[Code that draws figures]
────

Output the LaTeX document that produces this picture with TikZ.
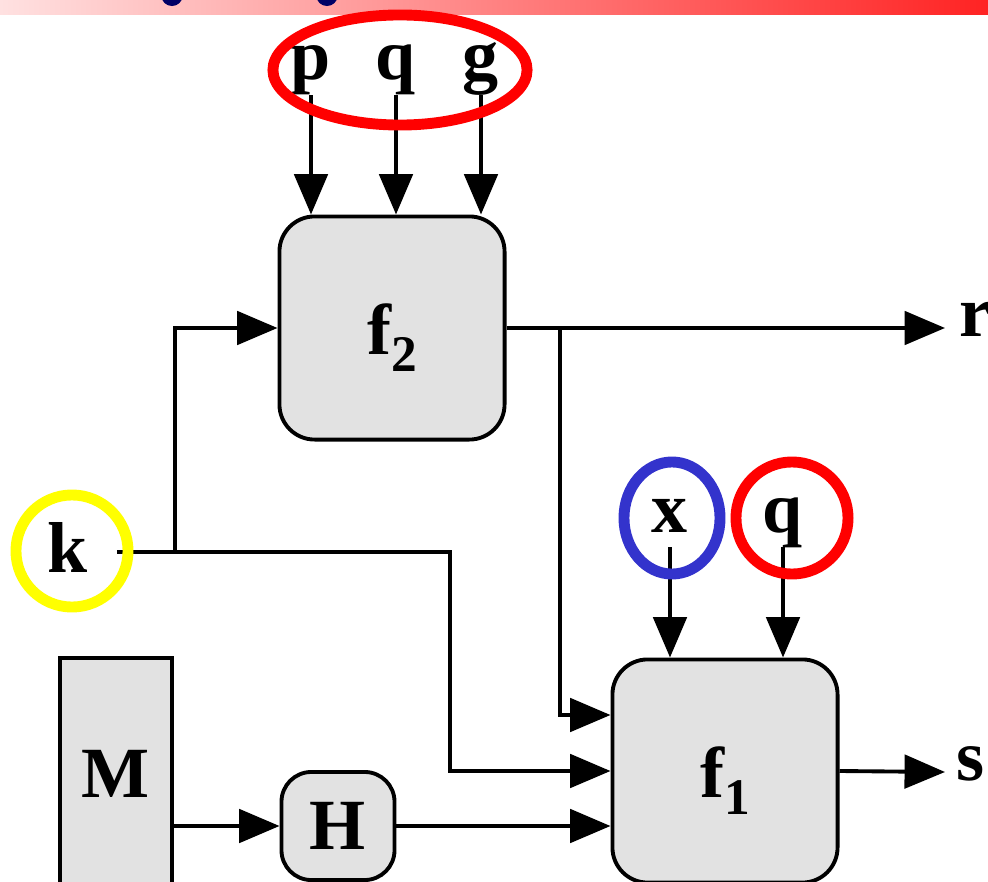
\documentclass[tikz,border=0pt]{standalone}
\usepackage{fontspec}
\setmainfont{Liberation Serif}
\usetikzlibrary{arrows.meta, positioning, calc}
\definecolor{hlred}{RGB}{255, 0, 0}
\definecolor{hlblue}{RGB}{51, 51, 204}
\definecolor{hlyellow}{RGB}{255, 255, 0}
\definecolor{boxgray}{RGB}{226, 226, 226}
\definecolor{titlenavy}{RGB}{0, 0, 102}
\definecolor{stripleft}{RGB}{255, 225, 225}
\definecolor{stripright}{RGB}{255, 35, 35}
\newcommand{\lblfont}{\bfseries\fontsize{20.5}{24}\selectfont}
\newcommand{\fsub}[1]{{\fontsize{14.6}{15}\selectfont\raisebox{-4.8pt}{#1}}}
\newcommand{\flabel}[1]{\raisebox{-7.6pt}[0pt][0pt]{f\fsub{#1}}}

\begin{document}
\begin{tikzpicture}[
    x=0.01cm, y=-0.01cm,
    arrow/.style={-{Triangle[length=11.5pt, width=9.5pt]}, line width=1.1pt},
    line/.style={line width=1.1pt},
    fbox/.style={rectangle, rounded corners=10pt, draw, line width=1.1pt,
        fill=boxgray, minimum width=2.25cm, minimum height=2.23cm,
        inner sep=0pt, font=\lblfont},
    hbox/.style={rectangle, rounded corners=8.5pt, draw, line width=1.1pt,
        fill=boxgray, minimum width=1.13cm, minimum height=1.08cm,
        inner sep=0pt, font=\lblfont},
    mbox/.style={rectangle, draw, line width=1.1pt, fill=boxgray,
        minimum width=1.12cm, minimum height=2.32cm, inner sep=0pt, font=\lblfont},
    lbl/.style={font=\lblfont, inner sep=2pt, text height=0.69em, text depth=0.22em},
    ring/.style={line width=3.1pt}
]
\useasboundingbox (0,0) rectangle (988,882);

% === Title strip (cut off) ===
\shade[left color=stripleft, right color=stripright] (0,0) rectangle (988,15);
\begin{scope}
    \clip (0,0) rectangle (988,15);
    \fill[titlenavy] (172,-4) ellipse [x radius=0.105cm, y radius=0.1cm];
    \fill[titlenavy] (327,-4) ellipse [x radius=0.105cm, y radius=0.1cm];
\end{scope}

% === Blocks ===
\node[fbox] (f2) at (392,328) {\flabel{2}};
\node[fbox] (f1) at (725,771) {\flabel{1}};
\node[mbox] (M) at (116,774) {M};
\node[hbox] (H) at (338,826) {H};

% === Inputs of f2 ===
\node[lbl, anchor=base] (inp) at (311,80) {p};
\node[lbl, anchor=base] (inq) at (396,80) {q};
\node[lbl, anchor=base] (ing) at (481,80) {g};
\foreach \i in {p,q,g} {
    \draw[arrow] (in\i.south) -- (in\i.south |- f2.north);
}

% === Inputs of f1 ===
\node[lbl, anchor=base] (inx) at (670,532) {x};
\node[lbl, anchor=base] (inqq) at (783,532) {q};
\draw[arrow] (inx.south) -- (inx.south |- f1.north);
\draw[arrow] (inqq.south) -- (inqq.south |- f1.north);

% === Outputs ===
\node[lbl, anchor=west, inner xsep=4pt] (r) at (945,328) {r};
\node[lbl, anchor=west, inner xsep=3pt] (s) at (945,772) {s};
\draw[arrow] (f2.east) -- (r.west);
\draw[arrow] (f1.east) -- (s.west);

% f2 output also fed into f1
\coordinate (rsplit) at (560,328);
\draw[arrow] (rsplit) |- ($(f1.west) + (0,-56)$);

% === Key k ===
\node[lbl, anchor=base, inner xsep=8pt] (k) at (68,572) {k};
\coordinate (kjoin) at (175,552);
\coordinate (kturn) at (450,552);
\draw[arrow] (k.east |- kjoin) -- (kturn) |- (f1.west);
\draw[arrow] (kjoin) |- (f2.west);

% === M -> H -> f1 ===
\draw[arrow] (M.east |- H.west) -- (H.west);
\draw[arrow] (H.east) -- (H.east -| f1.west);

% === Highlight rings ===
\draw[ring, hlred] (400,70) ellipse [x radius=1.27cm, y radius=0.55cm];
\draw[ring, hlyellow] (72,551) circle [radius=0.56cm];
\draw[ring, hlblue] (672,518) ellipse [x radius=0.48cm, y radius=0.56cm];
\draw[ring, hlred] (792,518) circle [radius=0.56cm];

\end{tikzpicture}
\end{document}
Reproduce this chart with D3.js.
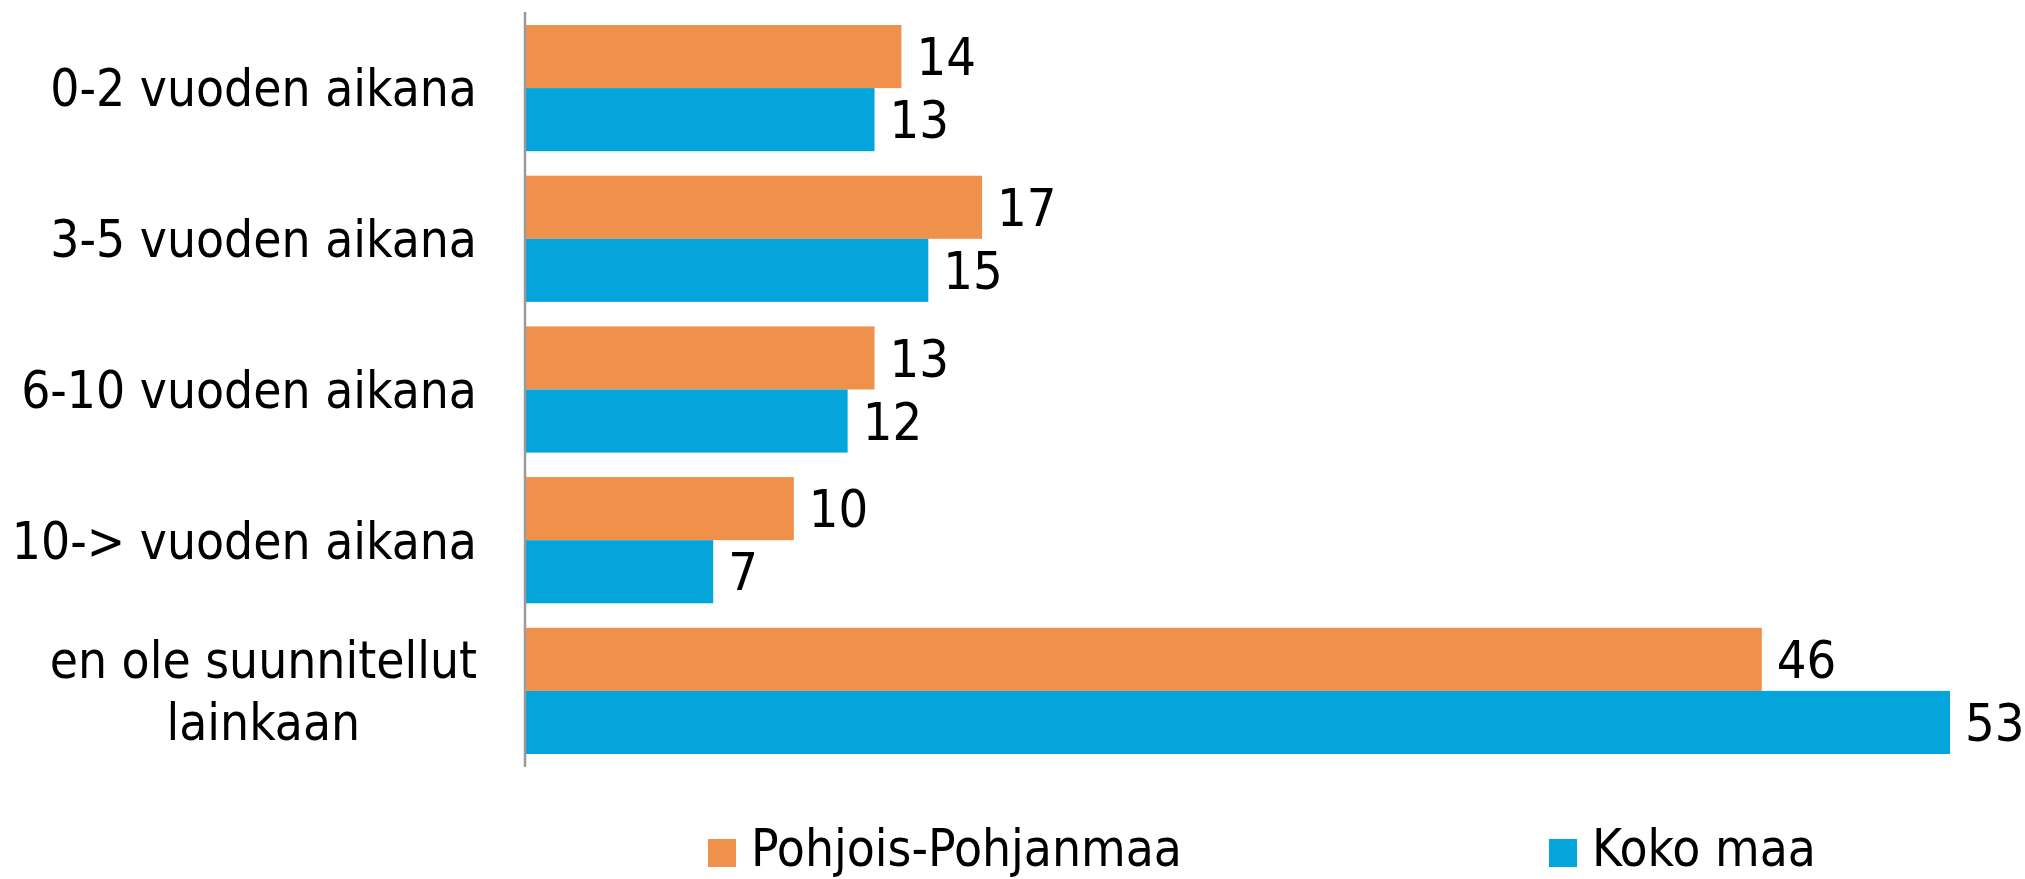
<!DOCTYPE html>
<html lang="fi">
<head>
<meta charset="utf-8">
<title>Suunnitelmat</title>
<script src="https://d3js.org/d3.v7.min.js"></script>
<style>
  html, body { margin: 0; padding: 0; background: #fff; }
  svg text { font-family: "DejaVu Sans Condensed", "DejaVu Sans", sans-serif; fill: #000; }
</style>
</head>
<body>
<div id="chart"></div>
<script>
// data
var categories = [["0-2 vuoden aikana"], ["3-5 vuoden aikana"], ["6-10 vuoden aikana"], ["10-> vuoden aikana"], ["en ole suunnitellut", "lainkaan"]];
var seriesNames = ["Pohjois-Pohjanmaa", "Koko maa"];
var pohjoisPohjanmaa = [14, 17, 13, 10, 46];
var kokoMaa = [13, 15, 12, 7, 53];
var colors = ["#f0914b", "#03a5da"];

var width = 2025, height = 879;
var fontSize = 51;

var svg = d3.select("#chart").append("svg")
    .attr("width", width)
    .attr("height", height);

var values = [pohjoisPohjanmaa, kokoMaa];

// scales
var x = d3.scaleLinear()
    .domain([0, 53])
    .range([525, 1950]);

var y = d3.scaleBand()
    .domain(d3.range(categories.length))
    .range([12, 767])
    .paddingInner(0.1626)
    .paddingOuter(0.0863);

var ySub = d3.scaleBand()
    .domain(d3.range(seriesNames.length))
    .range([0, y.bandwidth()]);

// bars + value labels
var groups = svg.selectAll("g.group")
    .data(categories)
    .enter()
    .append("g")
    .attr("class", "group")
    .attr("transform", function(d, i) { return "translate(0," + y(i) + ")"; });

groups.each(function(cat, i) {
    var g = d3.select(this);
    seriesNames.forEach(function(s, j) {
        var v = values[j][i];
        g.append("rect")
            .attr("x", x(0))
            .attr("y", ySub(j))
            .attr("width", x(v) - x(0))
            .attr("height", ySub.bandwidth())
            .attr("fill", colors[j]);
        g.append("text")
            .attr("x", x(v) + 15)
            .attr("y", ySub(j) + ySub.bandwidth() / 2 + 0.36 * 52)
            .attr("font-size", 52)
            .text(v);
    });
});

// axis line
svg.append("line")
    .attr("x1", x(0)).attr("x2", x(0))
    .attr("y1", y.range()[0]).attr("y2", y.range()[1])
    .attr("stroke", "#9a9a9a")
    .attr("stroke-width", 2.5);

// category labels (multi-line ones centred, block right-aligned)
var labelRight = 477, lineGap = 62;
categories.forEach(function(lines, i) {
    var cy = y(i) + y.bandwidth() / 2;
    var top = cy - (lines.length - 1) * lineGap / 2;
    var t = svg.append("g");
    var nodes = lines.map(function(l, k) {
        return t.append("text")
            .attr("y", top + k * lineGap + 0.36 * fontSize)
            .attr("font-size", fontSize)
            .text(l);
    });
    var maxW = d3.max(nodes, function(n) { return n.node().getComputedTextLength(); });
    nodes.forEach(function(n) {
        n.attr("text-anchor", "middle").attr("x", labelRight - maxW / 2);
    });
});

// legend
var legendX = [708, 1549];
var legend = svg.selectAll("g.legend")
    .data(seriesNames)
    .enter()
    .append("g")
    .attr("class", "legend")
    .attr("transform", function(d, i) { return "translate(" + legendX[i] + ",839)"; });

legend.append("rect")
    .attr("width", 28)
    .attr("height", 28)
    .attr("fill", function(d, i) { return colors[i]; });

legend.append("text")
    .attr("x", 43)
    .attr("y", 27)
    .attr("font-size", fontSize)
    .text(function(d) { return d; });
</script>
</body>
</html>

────

## What is being asked
Compute how many lines include the string "this", then give that number by itself.

## Answer below
3